Before I get going, I want to make it clear that I do think transformation photos can be extremely useful and positive. I encourage many of my clients who are seeking changes in body size / composition to take progress photos for themselves - tracking progress visually is so helpful when the scales don't give a clear picture, or when weight has become a fixation. People proudly sharing their transformations on social media, including a 'before' photo that previously they'd have been horrified to share with the world, can be really inspiring. They're not all bad! I also want to clarify that this article isn't trying to criticise other trainers' professional practice outright (although I hope it might encourage some to reflect a little). This post has two aims - to explain my professional values (both when working clients and generally existing on social media), and to encourage readers to think a bit more critically about the health and fitness content they view, engage with and post online.

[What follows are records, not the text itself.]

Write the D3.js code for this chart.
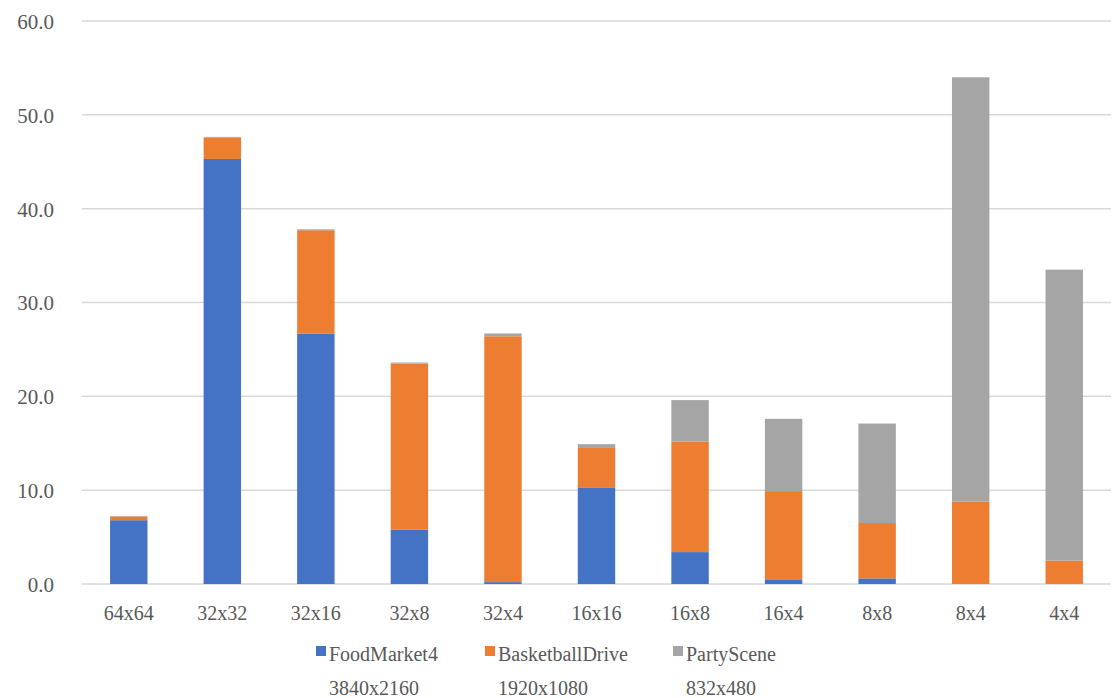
<!DOCTYPE html>
<html>
<head>
<meta charset="utf-8">
<script src="https://cdn.jsdelivr.net/npm/d3@7"></script>
<style>
  body { margin: 0; background: #fff; }
</style>
</head>
<body>
<div class="grafico"></div>
<script>
// categorie e serie
var categorie = ["64x64", "32x32", "32x16", "32x8", "32x4", "16x16", "16x8", "16x4", "8x8", "8x4", "4x4"];
var foodMarket = [6.8, 45.3, 26.7, 5.8, 0.2, 10.3, 3.4, 0.5, 0.6, 0.0, 0.0];
var basketball = [0.4, 2.3, 11.0, 17.7, 26.2, 4.2, 11.8, 9.4, 5.9, 8.8, 2.5];
var partyScene = [0.05, 0.05, 0.1, 0.1, 0.3, 0.4, 4.4, 7.7, 10.6, 45.2, 31.0];
var nomiSerie = ["FoodMarket4", "BasketballDrive", "PartyScene"];
var risoluzioni = ["3840x2160", "1920x1080", "832x480"];
var colori = ["#4472C4", "#ED7D31", "#A5A5A5"];
var tickY = [0, 10, 20, 30, 40, 50, 60];

var w = 1117,
    h = 698;
var carattere = "'Liberation Serif', 'DejaVu Serif', serif";

var svg = d3.select(".grafico")
    .append("svg")
    .attr("width", w)
    .attr("height", h)
    .attr("font-family", carattere);

var sinistra = 82, destra = 1111, alto = 21, basso = 584;

var x = d3.scaleBand()
    .domain(categorie)
    .range([sinistra, destra])
    .paddingInner(0.6)
    .paddingOuter(0.3);

var y = d3.scaleLinear()
    .domain([0, 60])
    .range([basso, alto]);

// linee della griglia
svg.append("g")
    .selectAll("line")
    .data(tickY)
    .enter()
    .append("line")
    .attr("x1", sinistra)
    .attr("x2", destra)
    .attr("y1", function (d) { return y(d); })
    .attr("y2", function (d) { return y(d); })
    .attr("stroke", "#d9d9d9")
    .attr("stroke-width", 1.5);

// asse y
var assey = svg.append("g")
    .attr("transform", "translate(54,0)")
    .call(d3.axisLeft(y).tickValues(tickY).tickSize(0).tickPadding(0).tickFormat(d3.format(".1f")));
assey.attr("font-family", carattere).attr("font-size", 21);
assey.select(".domain").remove();
assey.selectAll("text")
    .attr("dy", "0.35em")
    .attr("fill", "#595959");

// asse x
var assex = svg.append("g")
    .attr("transform", "translate(0," + basso + ")")
    .call(d3.axisBottom(x).tickSize(0).tickPadding(36));
assex.attr("font-family", carattere).attr("font-size", 20);
assex.select(".domain").remove();
assex.selectAll("text")
    .attr("dy", "0")
    .attr("fill", "#595959");

// barre impilate
var righe = categorie.map(function (c, i) {
    return { cat: c, s0: foodMarket[i], s1: basketball[i], s2: partyScene[i] };
});
var pila = d3.stack().keys(["s0", "s1", "s2"])(righe);

svg.append("g")
    .selectAll("g")
    .data(pila)
    .enter()
    .append("g")
    .attr("fill", function (d, i) { return colori[i]; })
    .selectAll("rect")
    .data(function (d) { return d; })
    .enter()
    .append("rect")
    .attr("x", function (d) { return x(d.data.cat); })
    .attr("width", x.bandwidth())
    .attr("y", function (d) { return y(d[1]); })
    .attr("height", function (d) { return y(d[0]) - y(d[1]); });

// legenda
var posLegenda = [316, 485, 673];
var legenda = svg.append("g");
nomiSerie.forEach(function (nome, i) {
    var g = legenda.append("g").attr("transform", "translate(" + posLegenda[i] + ",0)");
    g.append("rect")
        .attr("x", 0)
        .attr("y", 646)
        .attr("width", 10)
        .attr("height", 10)
        .attr("fill", colori[i]);
    g.append("text")
        .attr("x", 13)
        .attr("y", 661)
        .attr("font-size", 20)
        .attr("fill", "#595959")
        .text(nome);
    g.append("text")
        .attr("x", 13)
        .attr("y", 695)
        .attr("font-size", 20)
        .attr("fill", "#595959")
        .text(risoluzioni[i]);
});
</script>
</body>
</html>
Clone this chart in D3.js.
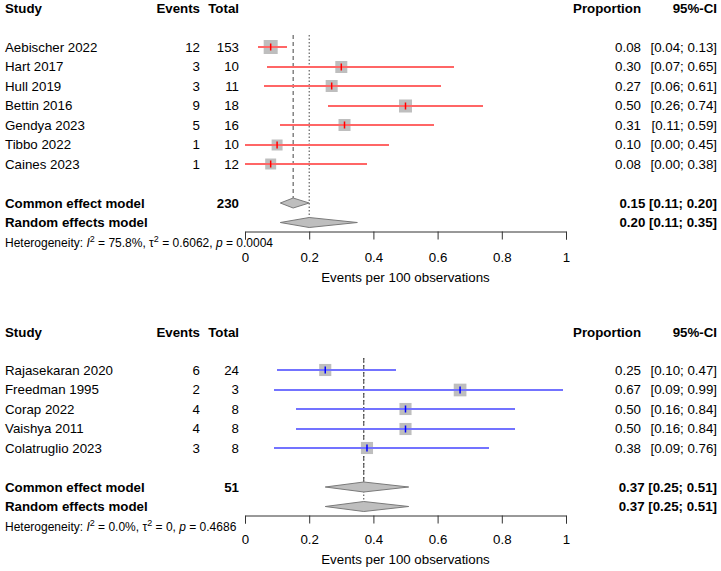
<!DOCTYPE html>
<html lang="en">
<head>
  <meta charset="UTF-8" />
  <title>Forest plots</title>
  <script src="https://d3js.org/d3.v7.min.js"></script>
  <style>
    html, body { margin: 0; padding: 0; background: #fff; }
    svg { display: block; font-family: "Liberation Sans", Arial, sans-serif; }
    .bold { font-weight: bold; }
    .axis text { font-size: 13.3px; fill: #000; font-family: "Liberation Sans", Arial, sans-serif; }
    .axis path, .axis line { stroke: #333; }
  </style>
</head>
<body>
  <svg id="chart" width="721" height="571"></svg>

  <script>
    // ---- top panel data ----
    const topStudies = ['Aebischer 2022', 'Hart 2017', 'Hull 2019', 'Bettin 2016', 'Gendya 2023', 'Tibbo 2022', 'Caines 2023'];
    const topEvents  = [12, 3, 3, 9, 5, 1, 1];
    const topTotals  = [153, 10, 11, 18, 16, 10, 12];
    const topProp    = [0.08, 0.30, 0.27, 0.50, 0.31, 0.10, 0.08];
    const topLower   = [0.04, 0.07, 0.06, 0.26, 0.11, 0.00, 0.00];
    const topUpper   = [0.13, 0.65, 0.61, 0.74, 0.59, 0.45, 0.38];
    const topWeights = [18.9, 13.9, 13.9, 16.3, 13.9, 11.6, 11.6];
    const topCommon  = [0.15, 0.11, 0.20];   // est, lower, upper
    const topRandom  = [0.20, 0.11, 0.35];
    const topN       = 230;
    const topHet     = ['75.8%', '0.6062', '0.0004'];  // I2, tau2, p

    // ---- bottom panel data ----
    const botStudies = ['Rajasekaran 2020', 'Freedman 1995', 'Corap 2022', 'Vaishya 2011', 'Colatruglio 2023'];
    const botEvents  = [6, 2, 4, 4, 3];
    const botTotals  = [24, 3, 8, 8, 8];
    const botProp    = [0.25, 0.67, 0.50, 0.50, 0.38];
    const botLower   = [0.10, 0.09, 0.16, 0.16, 0.09];
    const botUpper   = [0.47, 0.99, 0.84, 0.84, 0.76];
    const botWeights = [20, 22, 20, 20, 20];
    const botCommon  = [0.37, 0.25, 0.51];
    const botRandom  = [0.37, 0.25, 0.51];
    const botN       = 51;
    const botHet     = ['0.0%', '0', '0.4686'];

    const axisTicks = [0, 0.2, 0.4, 0.6, 0.8, 1];

    const svg = d3.select('#chart');
    const x = d3.scaleLinear().domain([0, 1]).range([245, 566]);
    const f2 = d3.format('.2f');
    const FS = 13.3;
    const col = { study: 5, events: 200, total: 239, prop: 641, ci: 717 };

    function txt(g, xx, yy, s, anchor, bold) {
      return g.append('text').attr('x', xx).attr('y', yy).attr('dy', '0.35em')
        .attr('font-size', FS).attr('text-anchor', anchor || 'start')
        .attr('class', bold ? 'bold' : null).text(s);
    }

    function diamond(g, est, y, h) {
      const [m, lo, hi] = est;
      g.append('path')
        .attr('d', `M${x(lo)},${y} L${x(m)},${y - h} L${x(hi)},${y} L${x(m)},${y + h} Z`)
        .attr('fill', '#bebebe').attr('stroke', '#7a7a7a').attr('stroke-width', 1);
    }

    function drawPanel(p) {
      const g = svg.append('g');
      const rowH = 19.5;
      const rowY = i => p.firstRow + i * rowH;
      const last = rowY(p.studies.length - 1);
      const commonY = last + 2 * rowH;
      const randomY = commonY + rowH;
      const axisY = randomY + 9;
      const lineTop = p.firstRow - 12;
      const box = d3.scaleSqrt().domain([0, d3.max(p.weights)]).range([0, p.maxBox]);

      // header
      txt(g, col.study, p.headerY, 'Study', 'start', true);
      txt(g, col.events, p.headerY, 'Events', 'end', true);
      txt(g, col.total, p.headerY, 'Total', 'end', true);
      txt(g, col.prop, p.headerY, 'Proportion', 'end', true);
      txt(g, col.ci, p.headerY, '95%-CI', 'end', true);

      // reference lines (common dashed, random dotted)
      g.append('line').attr('x1', x(p.common[0])).attr('x2', x(p.common[0]))
        .attr('y1', lineTop).attr('y2', commonY - 5)
        .attr('stroke', '#444').attr('stroke-dasharray', '4,3');
      g.append('line').attr('x1', x(p.random[0])).attr('x2', x(p.random[0]))
        .attr('y1', lineTop).attr('y2', randomY - 5)
        .attr('stroke', '#444').attr('stroke-dasharray', '1.5,2');

      // studies
      p.studies.forEach((s, i) => {
        const y = rowY(i);
        const yl = Math.round(y);   // whole pixel rows for the 2px CI line
        txt(g, col.study, y, s);
        txt(g, col.events, y, p.events[i], 'end');
        txt(g, col.total, y, p.totals[i], 'end');
        txt(g, col.prop, y, f2(p.prop[i]), 'end');
        txt(g, col.ci, y, `[${f2(p.lower[i])}; ${f2(p.upper[i])}]`, 'end');

        const b = box(p.weights[i]);
        g.append('rect').attr('x', x(p.prop[i]) - b / 2).attr('y', yl - b / 2)
          .attr('width', b).attr('height', b).attr('fill', '#bebebe');
        g.append('line').attr('x1', x(p.lower[i])).attr('x2', x(p.upper[i]))
          .attr('y1', yl).attr('y2', yl)
          .attr('stroke', p.lineColor).attr('stroke-width', 2)
          .attr('shape-rendering', 'crispEdges');
        g.append('line').attr('x1', x(p.prop[i])).attr('x2', x(p.prop[i]))
          .attr('y1', yl - 3.5).attr('y2', yl + 3.5)
          .attr('stroke', p.tickColor).attr('stroke-width', 1.5);
      });

      // summaries
      txt(g, col.study, commonY, 'Common effect model', 'start', true);
      txt(g, col.total, commonY, p.n, 'end', true);
      txt(g, col.ci, commonY, `${f2(p.common[0])} [${f2(p.common[1])}; ${f2(p.common[2])}]`, 'end', true);
      diamond(g, p.common, commonY, 5);

      txt(g, col.study, randomY, 'Random effects model', 'start', true);
      txt(g, col.ci, randomY, `${f2(p.random[0])} [${f2(p.random[1])}; ${f2(p.random[2])}]`, 'end', true);
      diamond(g, p.random, randomY, 5);

      // heterogeneity
      const h = g.append('text').attr('x', col.study).attr('y', axisY + p.hetOff)
        .attr('dy', '0.35em').attr('font-size', 12);
      h.append('tspan').text('Heterogeneity: ');
      h.append('tspan').attr('font-style', 'italic').text('I');
      h.append('tspan').attr('font-size', 9).attr('dy', -5).text('2');
      h.append('tspan').attr('dy', 5).text(` = ${p.het[0]}, τ`);
      h.append('tspan').attr('font-size', 9).attr('dy', -5).text('2');
      h.append('tspan').attr('dy', 5).text(` = ${p.het[1]}, `);
      h.append('tspan').attr('font-style', 'italic').text('p');
      h.append('tspan').text(` = ${p.het[2]}`);

      // axis
      g.append('g').attr('class', 'axis').attr('transform', `translate(0,${axisY})`)
        .call(d3.axisBottom(x).tickValues(axisTicks).tickFormat(d3.format('~g'))
          .tickSize(8).tickPadding(p.tickPad));
      g.append('text').attr('x', (x(0) + x(1)) / 2).attr('y', axisY + p.titleOff)
        .attr('dy', '0.35em').attr('font-size', FS).attr('text-anchor', 'middle')
        .text('Events per 100 observations');
    }

    drawPanel({
      studies: topStudies, events: topEvents, totals: topTotals, prop: topProp,
      lower: topLower, upper: topUpper, weights: topWeights,
      common: topCommon, random: topRandom, n: topN, het: topHet,
      headerY: 8, firstRow: 47, maxBox: 14, hetOff: 11.5, titleOff: 46, tickPad: 13,
      lineColor: '#ff6666', tickColor: '#ff0000'
    });

    drawPanel({
      studies: botStudies, events: botEvents, totals: botTotals, prop: botProp,
      lower: botLower, upper: botUpper, weights: botWeights,
      common: botCommon, random: botRandom, n: botN, het: botHet,
      headerY: 332, firstRow: 370, maxBox: 12.7, hetOff: 11, titleOff: 44, tickPad: 11,
      lineColor: '#7373ff', tickColor: '#0000ff'
    });
  </script>
</body>
</html>
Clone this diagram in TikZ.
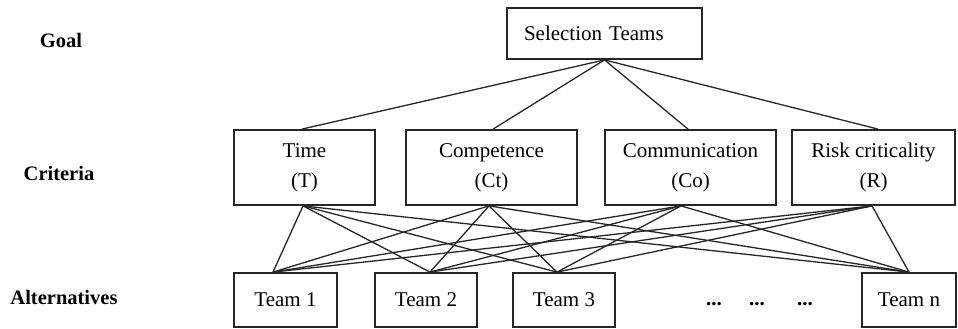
\documentclass[tikz,border=0pt]{standalone}
\usepackage{fontspec}
\setmainfont{Liberation Serif}
\begin{document}
\begin{tikzpicture}[x=1pt,y=-1pt,
  font=\fontsize{21}{30}\selectfont,
  box/.style={draw=black!85, line width=1.8pt, inner sep=0pt, align=center},
  crit/.style={box, minimum height=75pt},
  alt/.style={box, minimum height=54pt},
  level/.style={font=\fontsize{20.5}{24}\selectfont\bfseries},
  link/.style={draw=black!85, line width=1.3pt}]
\useasboundingbox (0,0) rectangle (958,329);

% level labels
\node[level] (lgoal) at (61,40) {Goal};
\node[level] (lcrit) at (59,173) {Criteria};
\node[level] (lalt)  at (64,297) {Alternatives};

% goal
\node[box, minimum width=195pt, minimum height=51pt, text width=161pt, align=left]
  (goal) at (604.5,33.5) {Selection Teams};

% criteria
\node[crit, minimum width=141pt] (time) at (304.5,167.5) {Time\\(T)};
\node[crit, minimum width=171pt] (comp) at (491.5,167.5) {Competence\\(Ct)};
\node[crit, minimum width=171pt] (comm) at (690.5,167.5) {Communication\\(Co)};
\node[crit, minimum width=163pt] (risk) at (873.5,167.5) {Risk criticality\\(R)};

% alternatives
\node[alt, minimum width=103pt] (t1) at (285.5,300) {Team 1};
\node[alt, minimum width=102pt] (t2) at (426,300) {Team 2};
\node[alt, minimum width=102pt] (t3) at (564,300) {Team 3};
\node[alt, minimum width=94pt]  (tn) at (909,300) {Team n};
\node (d1) at (714,304) {\textbf{...}};
\node (d2) at (757,304) {\textbf{...}};
\node (d3) at (805,304) {\textbf{...}};

% attachment points
\coordinate (gb) at (goal.south);
\coordinate (timeT) at ([xshift=-2.5]time.north);
\coordinate (compT) at ([xshift=1.5]comp.north);
\coordinate (commT) at ([xshift=-2.5]comm.north);
\coordinate (riskT) at ([xshift=4.5]risk.north);
\coordinate (timeB) at ([xshift=-1.5]time.south);
\coordinate (compB) at ([xshift=-2.5]comp.south);
\coordinate (commB) at ([xshift=-9.5]comm.south);
\coordinate (riskB) at ([xshift=-1.5]risk.south);
\coordinate (t1T) at ([xshift=-12.5]t1.north);
\coordinate (t2T) at ([xshift=4]t2.north);
\coordinate (t3T) at ([xshift=-7]t3.north);
\coordinate (tnT) at (tn.north);

% goal to criteria
\foreach \c in {timeT,compT,commT,riskT}
  \draw[link] (gb) -- (\c);

% criteria to alternatives
\foreach \c in {timeB,compB,commB,riskB}
  \foreach \a in {t1T,t2T,t3T,tnT}
    \draw[link] (\c) -- (\a);
\end{tikzpicture}
\end{document}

I do understand why trainers post stripped down 'before and after' photos of their clients' physical transformations. It's the 'done thing' in the industry to: - Prove one's worth / knowledge / skill / validity as a fitness professional - Advertise one's services by appealing to potential clients who want the same results - Celebrate a client's success in reaching their goal ...or simply just to populate one's social media accounts and websites with the type of content that we are used to seeing our fellow trainers post every single day...i.e. it's the norm. I get it. I've worked in marketing. Personal training is a really competitive industry - trainers need to advertise, and clients' success stories make great adverts. While I do believe that some trainers post these images to knowingly appeal to people's insecurities/desire for a quick fix in the hunt for new clients, I know that most trainers put these images out there with the best intentions (or simply because they're stuck for something else to post). But I wonder how many have actually thought about their motivations behind posting such images...what these posts say about their personal and professional values...and what role these images play in the wider conversation about body image, mental health, and wellness. There really are so many reasons why I've chosen never to share stripped down transformation photos of my clients bodies. Here, I'm going to share just a few...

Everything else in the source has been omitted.